## Problem details:
Reproduce every line of the listing as written, apart from the pictures.
── Data lines ──
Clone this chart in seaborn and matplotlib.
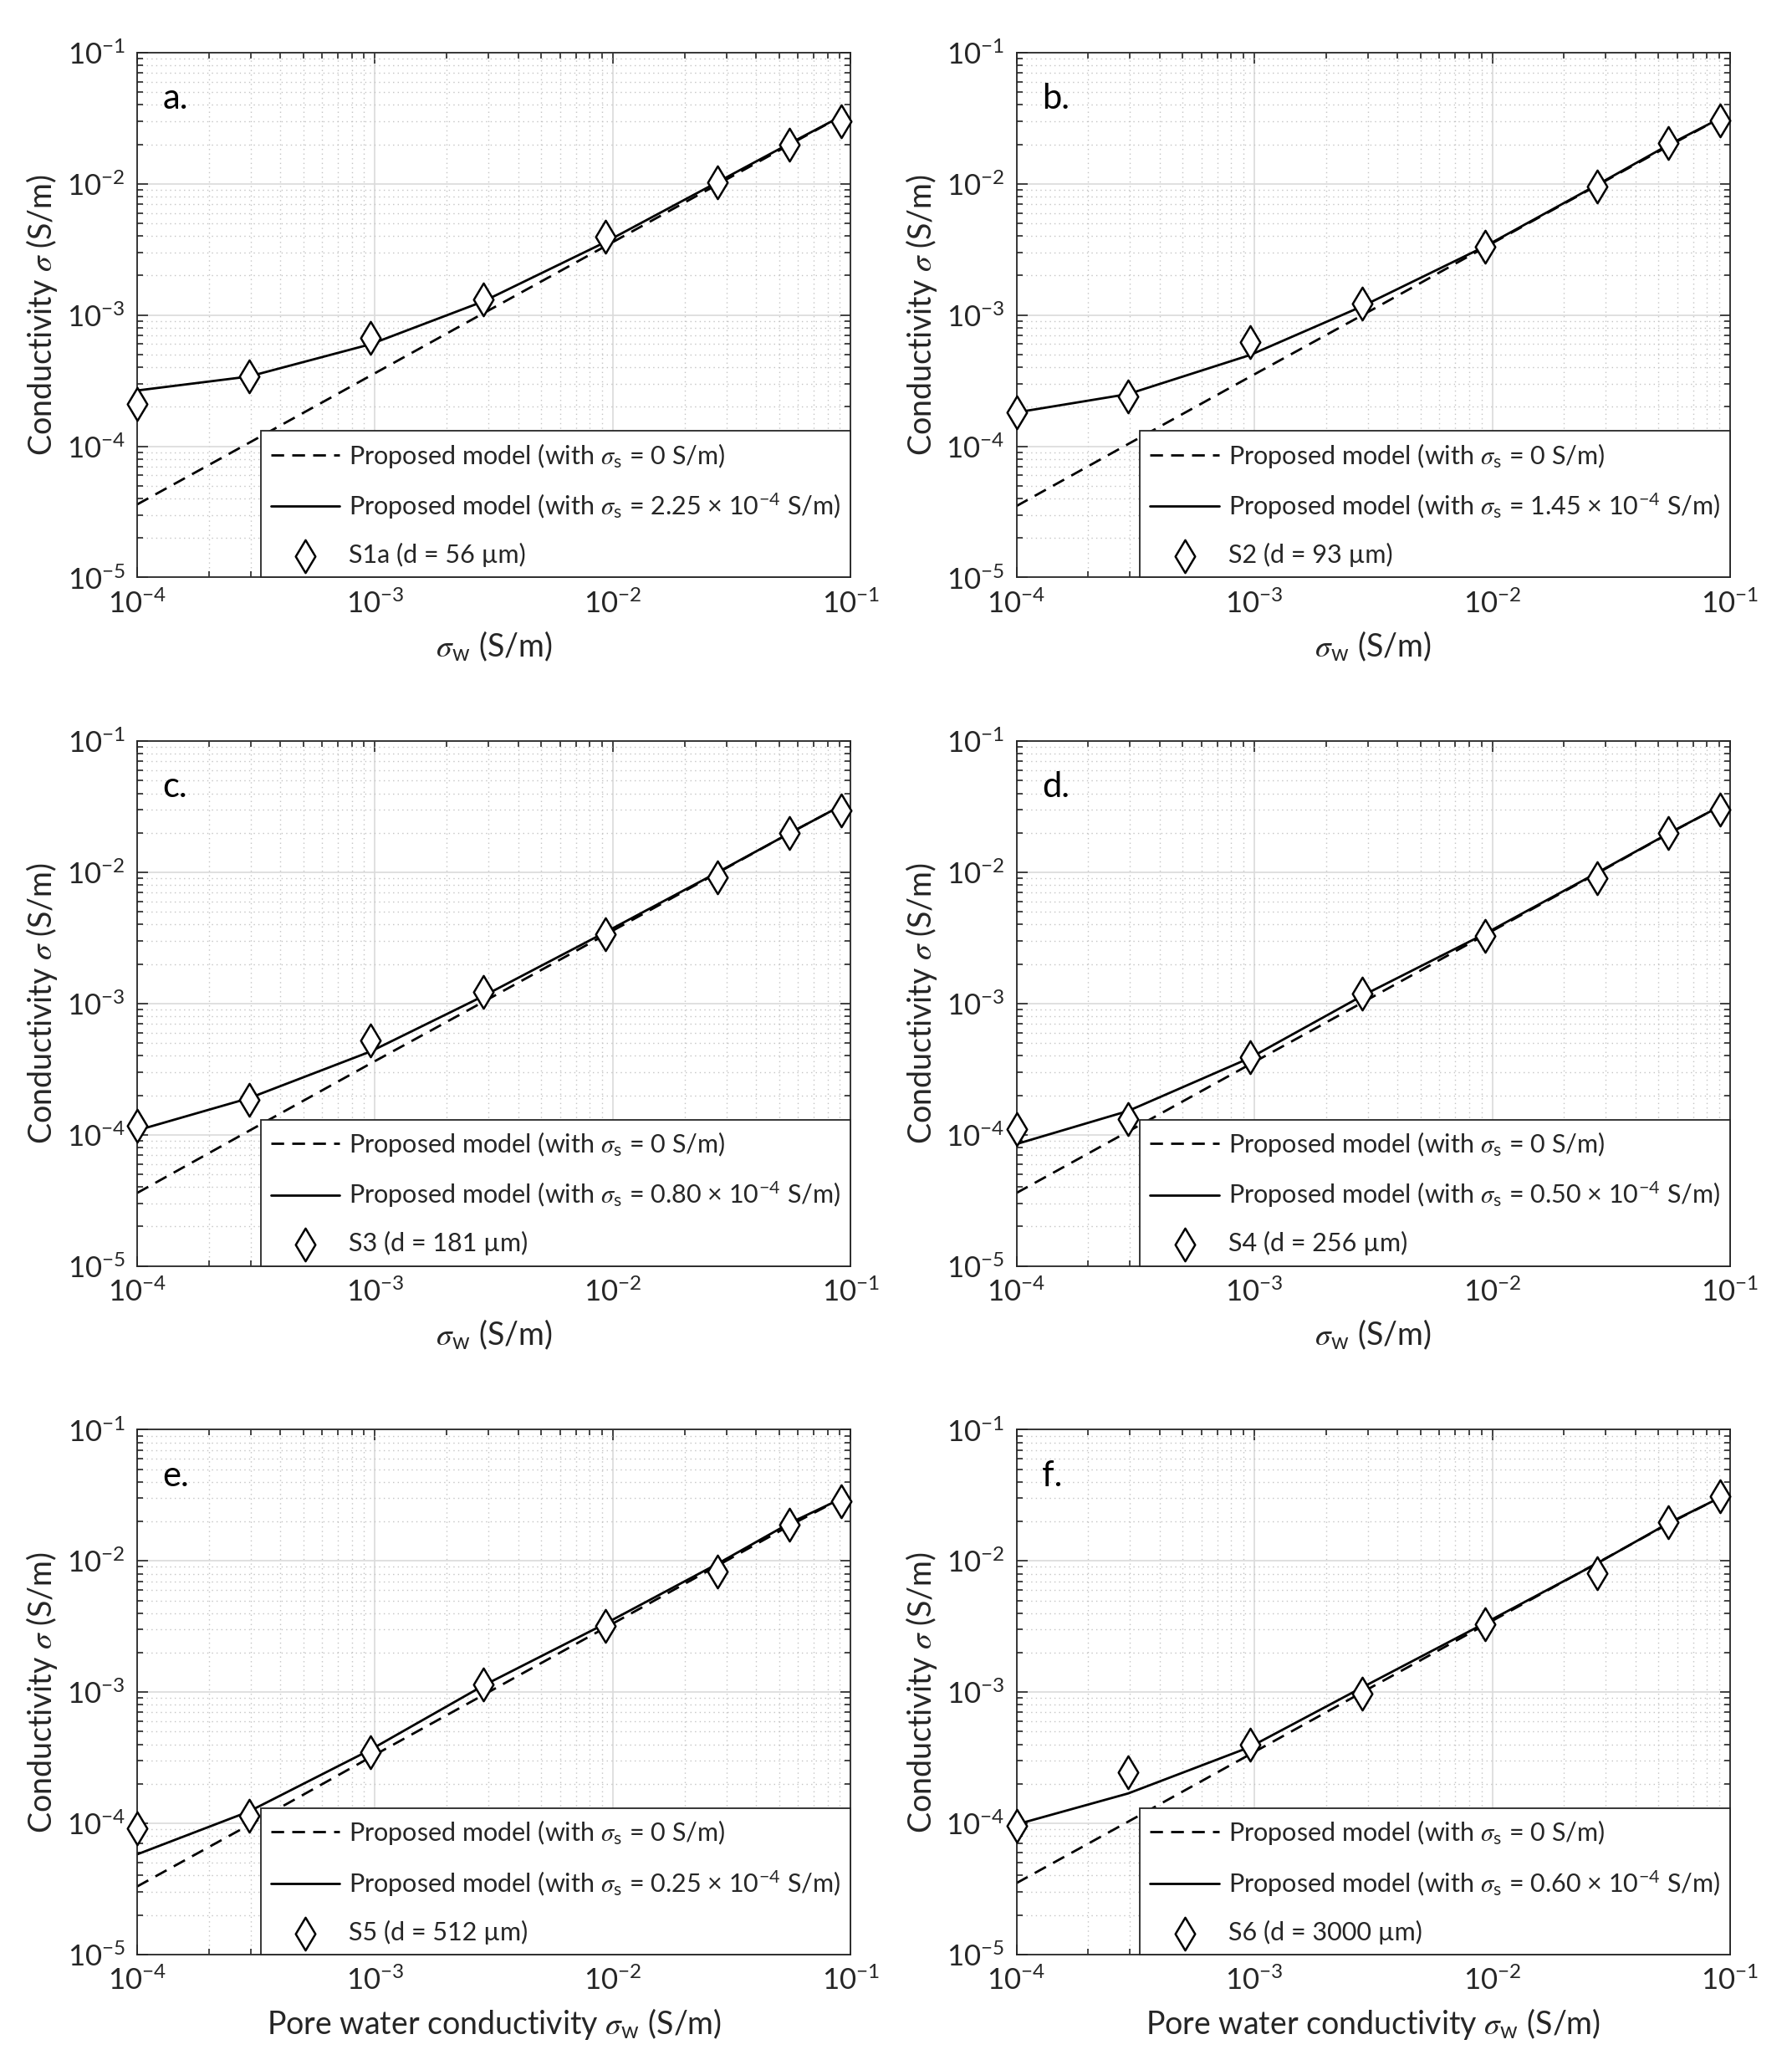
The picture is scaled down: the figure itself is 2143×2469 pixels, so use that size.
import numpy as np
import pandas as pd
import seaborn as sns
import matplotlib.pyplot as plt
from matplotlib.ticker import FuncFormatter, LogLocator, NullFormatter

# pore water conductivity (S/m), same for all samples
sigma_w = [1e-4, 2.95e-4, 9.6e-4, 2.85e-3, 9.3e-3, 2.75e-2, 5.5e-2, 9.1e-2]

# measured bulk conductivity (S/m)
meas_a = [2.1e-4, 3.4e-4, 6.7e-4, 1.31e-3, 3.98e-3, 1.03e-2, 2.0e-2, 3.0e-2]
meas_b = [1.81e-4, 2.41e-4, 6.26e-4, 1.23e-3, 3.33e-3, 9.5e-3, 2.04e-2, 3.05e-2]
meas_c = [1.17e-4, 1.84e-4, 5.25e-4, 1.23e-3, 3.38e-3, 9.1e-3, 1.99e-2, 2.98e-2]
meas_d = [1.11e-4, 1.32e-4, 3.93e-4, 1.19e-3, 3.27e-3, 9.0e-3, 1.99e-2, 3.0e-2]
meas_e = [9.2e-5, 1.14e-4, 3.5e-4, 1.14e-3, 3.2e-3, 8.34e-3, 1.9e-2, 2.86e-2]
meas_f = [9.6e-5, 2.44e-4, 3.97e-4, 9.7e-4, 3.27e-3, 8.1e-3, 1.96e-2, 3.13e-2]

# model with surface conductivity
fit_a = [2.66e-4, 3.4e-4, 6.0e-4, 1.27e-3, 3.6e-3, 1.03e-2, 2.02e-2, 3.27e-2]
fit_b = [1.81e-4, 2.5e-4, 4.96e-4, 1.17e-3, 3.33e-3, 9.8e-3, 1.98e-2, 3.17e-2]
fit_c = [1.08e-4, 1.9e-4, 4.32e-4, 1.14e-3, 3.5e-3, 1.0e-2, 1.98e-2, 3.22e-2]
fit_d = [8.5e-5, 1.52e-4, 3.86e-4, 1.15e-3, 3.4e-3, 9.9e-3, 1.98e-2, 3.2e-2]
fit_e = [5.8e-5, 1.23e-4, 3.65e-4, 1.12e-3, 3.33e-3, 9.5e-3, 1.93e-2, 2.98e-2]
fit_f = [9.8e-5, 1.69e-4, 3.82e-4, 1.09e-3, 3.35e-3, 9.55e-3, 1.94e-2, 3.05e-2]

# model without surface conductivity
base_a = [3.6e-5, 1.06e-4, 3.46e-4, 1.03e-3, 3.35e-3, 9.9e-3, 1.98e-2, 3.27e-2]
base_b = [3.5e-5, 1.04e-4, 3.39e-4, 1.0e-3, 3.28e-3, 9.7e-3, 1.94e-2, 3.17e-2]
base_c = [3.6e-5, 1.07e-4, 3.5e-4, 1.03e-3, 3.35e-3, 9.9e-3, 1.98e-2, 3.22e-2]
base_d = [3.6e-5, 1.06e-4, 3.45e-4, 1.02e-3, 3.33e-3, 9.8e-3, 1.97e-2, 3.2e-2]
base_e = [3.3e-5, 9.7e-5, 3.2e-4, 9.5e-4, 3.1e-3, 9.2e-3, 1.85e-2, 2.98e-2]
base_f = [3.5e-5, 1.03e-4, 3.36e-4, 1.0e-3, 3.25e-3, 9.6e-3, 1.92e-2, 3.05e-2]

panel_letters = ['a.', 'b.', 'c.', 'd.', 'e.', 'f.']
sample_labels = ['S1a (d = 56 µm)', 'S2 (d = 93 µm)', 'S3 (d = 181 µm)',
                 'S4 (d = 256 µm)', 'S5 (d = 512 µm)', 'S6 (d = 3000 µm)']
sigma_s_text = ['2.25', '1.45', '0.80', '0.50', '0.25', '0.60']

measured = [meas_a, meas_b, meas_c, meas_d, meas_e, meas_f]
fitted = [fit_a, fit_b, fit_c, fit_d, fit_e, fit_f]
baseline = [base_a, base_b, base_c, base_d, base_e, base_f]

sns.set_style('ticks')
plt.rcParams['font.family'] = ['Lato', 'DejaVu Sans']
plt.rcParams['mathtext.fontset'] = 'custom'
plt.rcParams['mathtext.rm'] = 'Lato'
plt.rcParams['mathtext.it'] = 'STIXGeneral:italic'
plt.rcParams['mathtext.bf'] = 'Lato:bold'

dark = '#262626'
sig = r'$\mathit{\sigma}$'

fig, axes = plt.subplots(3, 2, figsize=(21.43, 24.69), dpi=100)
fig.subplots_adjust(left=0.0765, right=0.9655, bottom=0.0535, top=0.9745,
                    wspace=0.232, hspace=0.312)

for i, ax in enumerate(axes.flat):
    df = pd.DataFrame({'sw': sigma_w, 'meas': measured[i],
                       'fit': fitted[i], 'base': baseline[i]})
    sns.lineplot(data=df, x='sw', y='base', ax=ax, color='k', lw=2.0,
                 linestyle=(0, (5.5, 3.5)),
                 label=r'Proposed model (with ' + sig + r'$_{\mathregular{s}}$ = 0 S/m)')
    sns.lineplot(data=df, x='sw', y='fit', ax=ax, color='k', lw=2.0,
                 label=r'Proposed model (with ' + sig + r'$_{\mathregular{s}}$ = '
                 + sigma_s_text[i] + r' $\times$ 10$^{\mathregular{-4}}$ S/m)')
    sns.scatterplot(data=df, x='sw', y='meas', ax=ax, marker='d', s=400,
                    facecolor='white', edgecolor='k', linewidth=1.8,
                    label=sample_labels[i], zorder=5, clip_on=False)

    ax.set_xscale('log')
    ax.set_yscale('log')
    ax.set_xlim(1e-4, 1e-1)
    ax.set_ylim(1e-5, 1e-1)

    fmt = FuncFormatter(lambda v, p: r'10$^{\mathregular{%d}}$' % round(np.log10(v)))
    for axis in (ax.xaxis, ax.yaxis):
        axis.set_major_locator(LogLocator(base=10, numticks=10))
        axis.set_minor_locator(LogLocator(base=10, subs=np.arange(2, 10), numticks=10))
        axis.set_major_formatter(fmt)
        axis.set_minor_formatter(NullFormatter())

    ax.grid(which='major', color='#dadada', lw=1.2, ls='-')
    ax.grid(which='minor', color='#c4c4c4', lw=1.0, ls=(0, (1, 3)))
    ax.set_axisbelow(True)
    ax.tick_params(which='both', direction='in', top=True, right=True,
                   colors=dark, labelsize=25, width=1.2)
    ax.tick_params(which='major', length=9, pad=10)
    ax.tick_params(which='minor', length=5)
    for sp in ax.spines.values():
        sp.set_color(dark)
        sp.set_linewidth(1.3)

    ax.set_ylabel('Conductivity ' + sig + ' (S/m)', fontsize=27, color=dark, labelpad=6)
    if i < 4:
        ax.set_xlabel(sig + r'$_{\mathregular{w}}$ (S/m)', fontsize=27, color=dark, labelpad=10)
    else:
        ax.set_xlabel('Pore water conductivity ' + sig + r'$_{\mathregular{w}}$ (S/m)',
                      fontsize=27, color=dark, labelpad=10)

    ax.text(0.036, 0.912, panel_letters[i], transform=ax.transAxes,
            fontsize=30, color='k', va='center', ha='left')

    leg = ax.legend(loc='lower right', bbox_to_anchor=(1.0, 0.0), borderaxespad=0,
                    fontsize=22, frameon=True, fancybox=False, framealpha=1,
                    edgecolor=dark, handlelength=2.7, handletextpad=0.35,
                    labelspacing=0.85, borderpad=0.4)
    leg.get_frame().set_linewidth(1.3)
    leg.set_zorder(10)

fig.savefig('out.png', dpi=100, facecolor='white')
───
## Task response:
Clone this chart in seaborn and matplotlib.
The picture is scaled down: the figure itself is 2143×2469 pixels, so use that size.
import numpy as np
import pandas as pd
import seaborn as sns
import matplotlib.pyplot as plt
from matplotlib.ticker import FuncFormatter, LogLocator, NullFormatter

# pore water conductivity (S/m), same for all samples
sigma_w = [1e-4, 2.95e-4, 9.6e-4, 2.85e-3, 9.3e-3, 2.75e-2, 5.5e-2, 9.1e-2]

# measured bulk conductivity (S/m)
meas_a = [2.1e-4, 3.4e-4, 6.7e-4, 1.31e-3, 3.98e-3, 1.03e-2, 2.0e-2, 3.0e-2]
meas_b = [1.81e-4, 2.41e-4, 6.26e-4, 1.23e-3, 3.33e-3, 9.5e-3, 2.04e-2, 3.05e-2]
meas_c = [1.17e-4, 1.84e-4, 5.25e-4, 1.23e-3, 3.38e-3, 9.1e-3, 1.99e-2, 2.98e-2]
meas_d = [1.11e-4, 1.32e-4, 3.93e-4, 1.19e-3, 3.27e-3, 9.0e-3, 1.99e-2, 3.0e-2]
meas_e = [9.2e-5, 1.14e-4, 3.5e-4, 1.14e-3, 3.2e-3, 8.34e-3, 1.9e-2, 2.86e-2]
meas_f = [9.6e-5, 2.44e-4, 3.97e-4, 9.7e-4, 3.27e-3, 8.1e-3, 1.96e-2, 3.13e-2]

# model with surface conductivity
fit_a = [2.66e-4, 3.4e-4, 6.0e-4, 1.27e-3, 3.6e-3, 1.03e-2, 2.02e-2, 3.27e-2]
fit_b = [1.81e-4, 2.5e-4, 4.96e-4, 1.17e-3, 3.33e-3, 9.8e-3, 1.98e-2, 3.17e-2]
fit_c = [1.08e-4, 1.9e-4, 4.32e-4, 1.14e-3, 3.5e-3, 1.0e-2, 1.98e-2, 3.22e-2]
fit_d = [8.5e-5, 1.52e-4, 3.86e-4, 1.15e-3, 3.4e-3, 9.9e-3, 1.98e-2, 3.2e-2]
fit_e = [5.8e-5, 1.23e-4, 3.65e-4, 1.12e-3, 3.33e-3, 9.5e-3, 1.93e-2, 2.98e-2]
fit_f = [9.8e-5, 1.69e-4, 3.82e-4, 1.09e-3, 3.35e-3, 9.55e-3, 1.94e-2, 3.05e-2]

# model without surface conductivity
base_a = [3.6e-5, 1.06e-4, 3.46e-4, 1.03e-3, 3.35e-3, 9.9e-3, 1.98e-2, 3.27e-2]
base_b = [3.5e-5, 1.04e-4, 3.39e-4, 1.0e-3, 3.28e-3, 9.7e-3, 1.94e-2, 3.17e-2]
base_c = [3.6e-5, 1.07e-4, 3.5e-4, 1.03e-3, 3.35e-3, 9.9e-3, 1.98e-2, 3.22e-2]
base_d = [3.6e-5, 1.06e-4, 3.45e-4, 1.02e-3, 3.33e-3, 9.8e-3, 1.97e-2, 3.2e-2]
base_e = [3.3e-5, 9.7e-5, 3.2e-4, 9.5e-4, 3.1e-3, 9.2e-3, 1.85e-2, 2.98e-2]
base_f = [3.5e-5, 1.03e-4, 3.36e-4, 1.0e-3, 3.25e-3, 9.6e-3, 1.92e-2, 3.05e-2]

panel_letters = ['a.', 'b.', 'c.', 'd.', 'e.', 'f.']
sample_labels = ['S1a (d = 56 µm)', 'S2 (d = 93 µm)', 'S3 (d = 181 µm)',
                 'S4 (d = 256 µm)', 'S5 (d = 512 µm)', 'S6 (d = 3000 µm)']
sigma_s_text = ['2.25', '1.45', '0.80', '0.50', '0.25', '0.60']

measured = [meas_a, meas_b, meas_c, meas_d, meas_e, meas_f]
fitted = [fit_a, fit_b, fit_c, fit_d, fit_e, fit_f]
baseline = [base_a, base_b, base_c, base_d, base_e, base_f]

sns.set_style('ticks')
plt.rcParams['font.family'] = ['Lato', 'DejaVu Sans']
plt.rcParams['mathtext.fontset'] = 'custom'
plt.rcParams['mathtext.rm'] = 'Lato'
plt.rcParams['mathtext.it'] = 'STIXGeneral:italic'
plt.rcParams['mathtext.bf'] = 'Lato:bold'

dark = '#262626'
sig = r'$\mathit{\sigma}$'

fig, axes = plt.subplots(3, 2, figsize=(21.43, 24.69), dpi=100)
fig.subplots_adjust(left=0.0765, right=0.9655, bottom=0.0535, top=0.9745,
                    wspace=0.232, hspace=0.312)

for i, ax in enumerate(axes.flat):
    df = pd.DataFrame({'sw': sigma_w, 'meas': measured[i],
                       'fit': fitted[i], 'base': baseline[i]})
    sns.lineplot(data=df, x='sw', y='base', ax=ax, color='k', lw=2.0,
                 linestyle=(0, (5.5, 3.5)),
                 label=r'Proposed model (with ' + sig + r'$_{\mathregular{s}}$ = 0 S/m)')
    sns.lineplot(data=df, x='sw', y='fit', ax=ax, color='k', lw=2.0,
                 label=r'Proposed model (with ' + sig + r'$_{\mathregular{s}}$ = '
                 + sigma_s_text[i] + r' $\times$ 10$^{\mathregular{-4}}$ S/m)')
    sns.scatterplot(data=df, x='sw', y='meas', ax=ax, marker='d', s=400,
                    facecolor='white', edgecolor='k', linewidth=1.8,
                    label=sample_labels[i], zorder=5, clip_on=False)

    ax.set_xscale('log')
    ax.set_yscale('log')
    ax.set_xlim(1e-4, 1e-1)
    ax.set_ylim(1e-5, 1e-1)

    fmt = FuncFormatter(lambda v, p: r'10$^{\mathregular{%d}}$' % round(np.log10(v)))
    for axis in (ax.xaxis, ax.yaxis):
        axis.set_major_locator(LogLocator(base=10, numticks=10))
        axis.set_minor_locator(LogLocator(base=10, subs=np.arange(2, 10), numticks=10))
        axis.set_major_formatter(fmt)
        axis.set_minor_formatter(NullFormatter())

    ax.grid(which='major', color='#dadada', lw=1.2, ls='-')
    ax.grid(which='minor', color='#c4c4c4', lw=1.0, ls=(0, (1, 3)))
    ax.set_axisbelow(True)
    ax.tick_params(which='both', direction='in', top=True, right=True,
                   colors=dark, labelsize=25, width=1.2)
    ax.tick_params(which='major', length=9, pad=10)
    ax.tick_params(which='minor', length=5)
    for sp in ax.spines.values():
        sp.set_color(dark)
        sp.set_linewidth(1.3)

    ax.set_ylabel('Conductivity ' + sig + ' (S/m)', fontsize=27, color=dark, labelpad=6)
    if i < 4:
        ax.set_xlabel(sig + r'$_{\mathregular{w}}$ (S/m)', fontsize=27, color=dark, labelpad=10)
    else:
        ax.set_xlabel('Pore water conductivity ' + sig + r'$_{\mathregular{w}}$ (S/m)',
                      fontsize=27, color=dark, labelpad=10)

    ax.text(0.036, 0.912, panel_letters[i], transform=ax.transAxes,
            fontsize=30, color='k', va='center', ha='left')

    leg = ax.legend(loc='lower right', bbox_to_anchor=(1.0, 0.0), borderaxespad=0,
                    fontsize=22, frameon=True, fancybox=False, framealpha=1,
                    edgecolor=dark, handlelength=2.7, handletextpad=0.35,
                    labelspacing=0.85, borderpad=0.4)
    leg.get_frame().set_linewidth(1.3)
    leg.set_zorder(10)

fig.savefig('out.png', dpi=100, facecolor='white')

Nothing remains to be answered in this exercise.